Developing a profitable reliability strategy might seem daunting, but some fairly simple steps can help move industrial operations in the right direction:

  • Identify the critical equipment that represent the largest opportunity for performance improvement. Very often this will be rotating equipment because their mechanical movement tends to wear the asset over time.
  • Determine what measurements are required to analyse the equipment’s performance.
  • Use the process and condition measurements to calculate the asset’s maintained state and its probability of failure.
  • Develop an asset control scheme that includes integrated reliability and process control strategies that maximize operational profitability. These might include reducing the output of the asset to extend its time to failure so you can finish a run or a contract.

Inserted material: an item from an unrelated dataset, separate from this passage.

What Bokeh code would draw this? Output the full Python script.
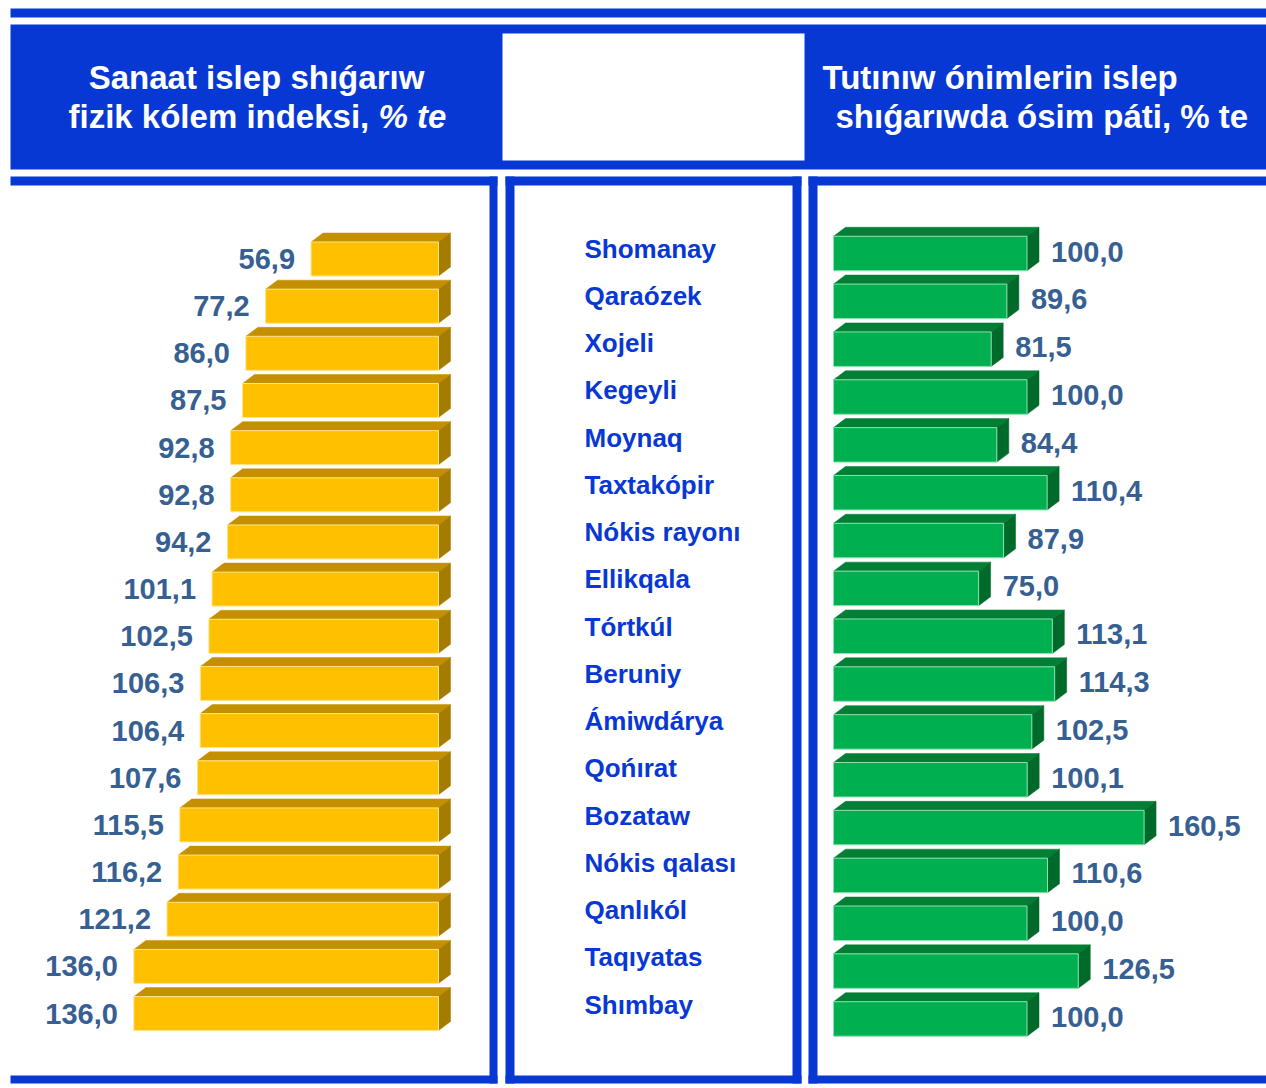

Move the reliability measurement and control up to the next level asset set (for example, the process unit) and perform the same control strategy analysis. This analysis should be simpler to perform once the base equipment level assets are under control.

Continue this process all the way up the asset hierarchy until you have real-time control strategies in place for all your critical assets and asset sets. This would include process areas, plants and even enterprises.

Empowering today’s industrial workforce with real-time operational profitability data, along with process control and real-time reliability risk information, will turn them into operations and business performance managers. Operators will be able to adjust set points and see the impact they and their adjustments are having, not only in the process, but on the profitability and reliability of the assets too.

We can therefore see that a profitable reliability approach that combines real-time reliability risk control, real-time operational profitability control and higher-level reliability management will go a long way toward helping industrial manufacturers meet their short and long-term operations, and business objectives. The result will be greater levels of operational profitability, safety, and reliability.